NEW DELHI:
Doctors at various hospitals in the national capital resumed duties on Tuesday, a day after their colleagues in West Bengal called off their week-long strike after meeting state Chief Minister Mamata Banerjee who assured them of steps to scale up security at government hospitals.
Doctors at the Centre-run AIIMS, Lady Hardinge Medical College and Hospital, and RML Hospital, and Delhi government’s healthcare facilities such as GTB Hospital and DDU Hospital, along with some private hospitals had withdrawn non-essential medical services such as OPD, and held protests.
Members of several resident doctors associations had also took out marches in their campuses to lodge protest in the city.
“With the decision of the protesting doctors of West Bengal to call off the strike, the resident doctors at AIIMS, New Delhi to shall resume their duties with immediate effect. We sincerely hope that the central government shall soon bring in a new central law on doctors’ security as promised by Union Health Minister Dr Harsh Vardhan in a time-bound manner, failing which we would be forced to resort to strike in future,” Resident Doctors’ Association of the premier All India Institute of Medical Sciences (AIIMS) said in a statement.
Junior doctors in West Bengal were on strike since last Tuesday after two of their colleagues were attacked and seriously injured allegedly by relatives of a patient who died at NRS Medical College and Hospital in Kolkata.

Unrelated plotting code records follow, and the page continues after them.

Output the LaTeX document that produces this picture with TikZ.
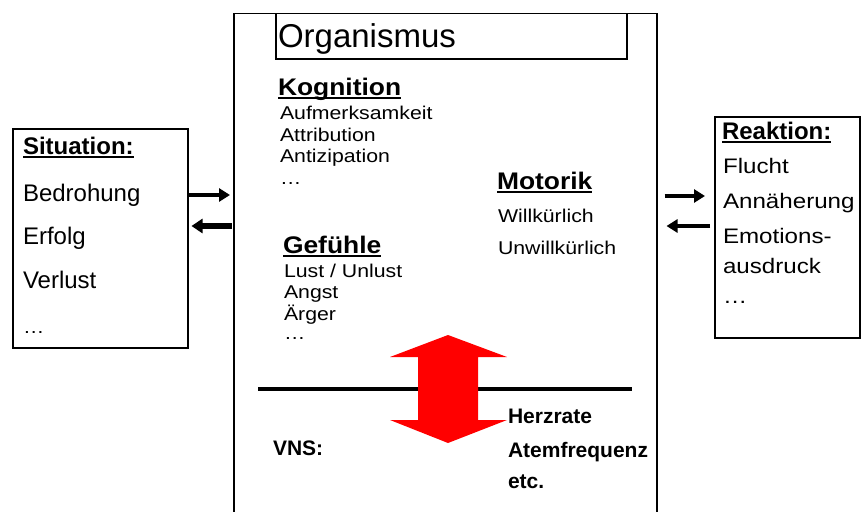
\documentclass[tikz,border=0pt]{standalone}
\usepackage{fontspec}
\setmainfont{Liberation Sans}
\newfontfamily\hdfont[FakeStretch=1.1]{Liberation Sans}
\newfontfamily\lsfont[FakeStretch=1.15]{Liberation Sans}
\usetikzlibrary{arrows.meta}

% heading with a heavy underline just below the baseline
\newcommand\hdul[1]{\setbox0\hbox{#1}\rlap{\rule[-3.5pt]{\wd0}{1.8pt}}\box0}

\begin{document}
\begin{tikzpicture}[x=1pt,y=-1pt,
  box/.style={draw, line width=1.5pt, inner sep=0pt, anchor=north west},
  txt/.style={anchor=base west, inner sep=0pt, outer sep=0pt},
  big/.style={txt, font=\fontsize{24}{28}\selectfont},
  bighd/.style={txt, font=\fontsize{24}{28}\selectfont\bfseries},
  widehd/.style={txt, font=\hdfont\fontsize{24}{28}\selectfont\bfseries},
  item/.style={txt, font=\lsfont\fontsize{18.5}{22}\selectfont},
  ritem/.style={txt, font=\lsfont\fontsize{21}{24}\selectfont},
  vns/.style={txt, font=\fontsize{21}{24}\selectfont\bfseries},
  flow/.style={line width=4.5pt, -{Triangle[length=11pt,width=13pt]}},
  flowb/.style={line width=5.5pt, -{Triangle[length=11pt,width=14pt]}},
]
\useasboundingbox (0,0) rectangle (861,511);
\clip (0,0) rectangle (861,511);

% boxes
\node[box, minimum width=175pt, minimum height=219pt] (sit) at (12,128) {};
\node[box, minimum width=423pt, minimum height=540pt] (org) at (233,13) {};
\node[box, minimum width=351pt, minimum height=45pt] (title) at (275,13) {};
\node[box, minimum width=145pt, minimum height=221pt] (reak) at (714,116) {};

% Situation
\node[bighd] (sith) at (23,154) {\hdul{Situation:}};
\node[big] (s1) at (23,201) {Bedrohung};
\node[big] (s2) at (23,244) {Erfolg};
\node[big] (s3) at (23,288) {Verlust};
\node[item] (s4) at (23,333) {…};

% Organismus
\node[txt, font=\fontsize{33}{36}\selectfont] (orgt) at (278,48) {Organismus};

\node[widehd] (kog) at (278,95) {\hdul{Kognition}};
\node[item] (k1) at (280,119) {Aufmerksamkeit};
\node[item] (k2) at (280,141) {Attribution};
\node[item] (k3) at (280,162) {Antizipation};
\node[item] (k4) at (280,184) {…};

\node[widehd] (gef) at (283,253) {\hdul{Gefühle}};
\node[item] (g1) at (284,277) {Lust / Unlust};
\node[item] (g2) at (284,298) {Angst};
\node[item] (g3) at (284,320) {Ärger};
\node[item] (g4) at (284,339) {…};

\node[widehd] (mot) at (497,189) {\hdul{Motorik}};
\node[item] (m1) at (498,222) {Willkürlich};
\node[item] (m2) at (498,254) {Unwillkürlich};

% autonomic level
\coordinate (lineL) at (258,389);
\coordinate (lineR) at (632,389);
\draw[line width=4pt] (lineL) -- (lineR);
\fill[red] (448,335) -- (507,357) -- (478,357) -- (478,420) -- (507,420)
  -- (448,443) -- (390,420) -- (418,420) -- (418,357) -- (390,357) -- cycle;

\node[vns] (vn) at (273,455) {VNS:};
\node[vns] (v1) at (508,423) {Herzrate};
\node[vns] (v2) at (508,457) {Atemfrequenz};
\node[vns] (v3) at (508,488) {etc.};

% Reaktion
\node[bighd] (reh) at (722,139) {\hdul{Reaktion:}};
\node[ritem] (r1) at (723,173) {Flucht};
\node[ritem] (r2) at (723,208) {Annäherung};
\node[ritem] (r3) at (723,243) {Emotions-};
\node[ritem] (r4) at (723,273) {ausdruck};
\node[ritem] (r5) at (723,303) {…};

% exchange arrows
\draw[flow, shorten >=3pt] (sit.east |- 0,195) -- (org.west |- 0,195);
\draw[flowb, shorten <=1pt, shorten >=3pt] (org.west |- 0,226) -- (sit.east |- 0,226);
\draw[flow, shorten <=7pt, shorten >=9pt] (org.east |- 0,196) -- (reak.west |- 0,196);
\draw[flow, shorten <=4pt, shorten >=9pt] (reak.west |- 0,226) -- (org.east |- 0,226);
\end{tikzpicture}
\end{document}
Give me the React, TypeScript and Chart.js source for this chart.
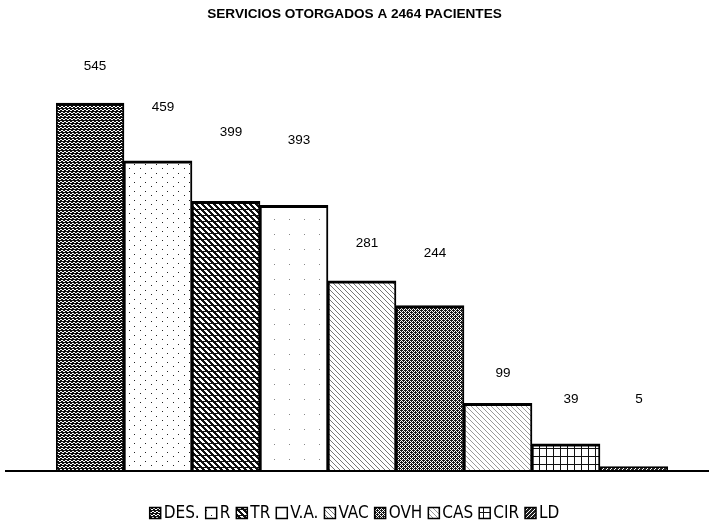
import React, { useEffect, useRef } from "react";
import { Chart, registerables } from "chart.js";

Chart.register(...registerables);

const titleText = "SERVICIOS OTORGADOS A 2464 PACIENTES";
const categories = ["DES.", "R", "TR", "V.A.", "VAC", "OVH", "CAS", "CIR", "LD"];
const values = [545, 459, 399, 393, 281, 244, 99, 39, 5];
// how far above each bar its number sits, in value units
const labelLift = [55, 79, 102, 96, 56, 78, 45, 66, 100];

function makePattern(w: number, h: number, draw: (g: CanvasRenderingContext2D) => void) {
  const c = document.createElement("canvas");
  c.width = w;
  c.height = h;
  const g = c.getContext("2d")!;
  draw(g);
  return g.createPattern(c, "repeat")!;
}

function px(g: CanvasRenderingContext2D, pts: number[][]) {
  pts.forEach(([x, y]) => g.fillRect(x, y, 1, 1));
}

function buildPatterns() {
  const des = makePattern(8, 6, (g) => {
    g.fillStyle = "#111";
    g.fillRect(0, 0, 8, 6);
    g.fillStyle = "#fff";
    px(g, [[0, 1], [1, 1], [2, 2], [3, 2], [4, 1], [5, 1], [6, 2], [7, 2], [1, 4], [2, 4], [3, 5], [4, 5], [5, 4], [6, 4], [7, 5], [0, 5]]);
  });
  const r = makePattern(11, 9, (g) => {
    g.fillStyle = "#fff";
    g.fillRect(0, 0, 11, 9);
    g.fillStyle = "#222";
    px(g, [[2, 2], [8, 6]]);
  });
  const tr = makePattern(6, 6, (g) => {
    g.fillStyle = "#111";
    g.fillRect(0, 0, 6, 6);
    g.fillStyle = "#fff";
    for (let y = 0; y < 6; y++)
      for (let x = 0; x < 6; x++) if ((((x - y) % 6) + 6) % 6 < 3 && y % 6 !== 5) g.fillRect(x, y, 1, 1);
  });
  const va = makePattern(15, 15, (g) => {
    g.fillStyle = "#fff";
    g.fillRect(0, 0, 15, 15);
    g.fillStyle = "#888";
    px(g, [[4, 9]]);
  });
  const vac = makePattern(5, 5, (g) => {
    g.fillStyle = "#fff";
    g.fillRect(0, 0, 5, 5);
    g.fillStyle = "#777";
    for (let i = 0; i < 5; i++) g.fillRect(i, i, 1, 1);
  });
  const ovh = makePattern(4, 4, (g) => {
    g.fillStyle = "#fff";
    g.fillRect(0, 0, 4, 4);
    g.fillStyle = "#1a1a1a";
    for (let y = 0; y < 4; y++) for (let x = 0; x < 4; x++) if ((x + y) % 2 === 0) g.fillRect(x, y, 1, 1);
    px(g, [[1, 2], [3, 0]]);
  });
  const cas = makePattern(5, 5, (g) => {
    g.fillStyle = "#fff";
    g.fillRect(0, 0, 5, 5);
    g.fillStyle = "#999";
    for (let i = 0; i < 5; i++) g.fillRect(i, i, 1, 1);
  });
  const cir = makePattern(7, 8, (g) => {
    g.fillStyle = "#fff";
    g.fillRect(0, 0, 7, 8);
    g.fillStyle = "#111";
    g.fillRect(0, 0, 7, 1);
    g.fillRect(0, 0, 1, 8);
  });
  const ld = makePattern(4, 4, (g) => {
    g.fillStyle = "#222";
    g.fillRect(0, 0, 4, 4);
    g.fillStyle = "#fff";
    for (let i = 0; i < 4; i++) g.fillRect(3 - i, i, 1, 1);
  });
  return [des, r, tr, va, vac, ovh, cas, cir, ld];
}

export default function App() {
  const ref = useRef<HTMLCanvasElement>(null);

  useEffect(() => {
    const canvas = ref.current!;
    const patterns = buildPatterns();

    const decor = {
      id: "decor",
      afterDatasetsDraw(chart: any) {
        const { ctx } = chart;
        const y = chart.scales.y;
        const meta = chart.getDatasetMeta(0);
        ctx.save();
        // baseline
        const y0 = y.getPixelForValue(0);
        ctx.strokeStyle = "#000";
        ctx.lineWidth = 2;
        ctx.beginPath();
        ctx.moveTo(5, y0 + 1);
        ctx.lineTo(709, y0 + 1);
        ctx.stroke();

        // value labels
        ctx.fillStyle = "#000";
        ctx.font = "13.5px 'Liberation Sans', Arial, sans-serif";
        ctx.textAlign = "center";
        ctx.textBaseline = "middle";
        meta.data.forEach((el: any, i: number) => {
          ctx.fillText(String(values[i]), el.x + 5, y.getPixelForValue(values[i] + labelLift[i]));
        });

        // title
        ctx.font = "bold 13.6px 'Liberation Sans', Arial, sans-serif";
        ctx.fillText(titleText, 354.5, 14);

        // legend
        ctx.font = "17px 'Liberation Sans Narrow', 'DejaVu Sans Condensed', Arial, sans-serif";
        ctx.textAlign = "left";
        const box = 11;
        const gap = 3;
        const space = 6;
        const widths = categories.map((c) => ctx.measureText(c).width);
        const total = widths.reduce((a, w) => a + box + gap + w, 0) + space * (categories.length - 1);
        let x = 354.5 - total / 2;
        const ly = 513;
        categories.forEach((c, i) => {
          ctx.fillStyle = patterns[i];
          ctx.fillRect(x, ly - box / 2, box, box);
          ctx.strokeStyle = "#000";
          ctx.lineWidth = 1.5;
          ctx.strokeRect(x, ly - box / 2, box, box);
          ctx.fillStyle = "#000";
          ctx.fillText(c, x + box + gap, ly + 1);
          x += box + gap + widths[i] + space;
        });
        ctx.restore();
      },
    };

    const chart = new Chart(canvas, {
      type: "bar",
      data: {
        labels: categories,
        datasets: [
          {
            data: values,
            backgroundColor: patterns as any,
            borderColor: "#000",
            borderWidth: { top: 3, left: 2, right: 2, bottom: 0 } as any,
            borderSkipped: "start",
            categoryPercentage: 1,
            barPercentage: 1,
          },
        ],
      },
      options: {
        responsive: false,
        animation: false,
        layout: { padding: { left: 56, right: 41, top: 39, bottom: 60 } },
        scales: {
          x: { display: false },
          y: { display: false, min: 0, max: 640 },
        },
        plugins: {
          legend: { display: false },
          title: { display: false },
          tooltip: { enabled: false },
        },
      },
      plugins: [decor],
    });
    return () => chart.destroy();
  }, []);

  return (
    <div style={{ position: "absolute", left: 0, top: 0, width: 709, height: 530, background: "#fff" }}>
      <canvas ref={ref} width={709} height={530} />
    </div>
  );
}
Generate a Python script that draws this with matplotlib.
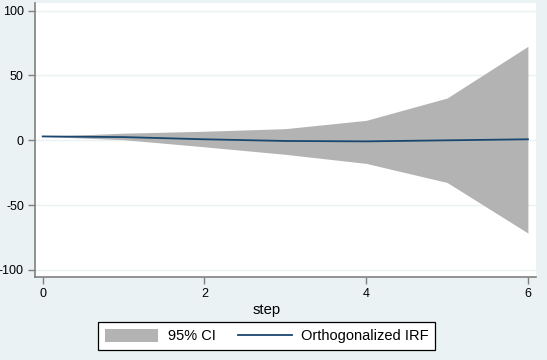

The IMA had launched a four-day nationwide protest from Friday over the Kolkata incident and wrote to Union Home Minister Amit Shah demanding enactment of a central law to check violence against healthcare workers.
A delegation of IMA, Resident Doctors Association of AIIMS, Safdarjung Hospital, Ram Manohar Lohia Hospital, United Resident and Doctors Association of India (URDA) and Federation of Resident Doctors Association (FORDA) had also met the Union health minister and submitted representation to him seeking a central law.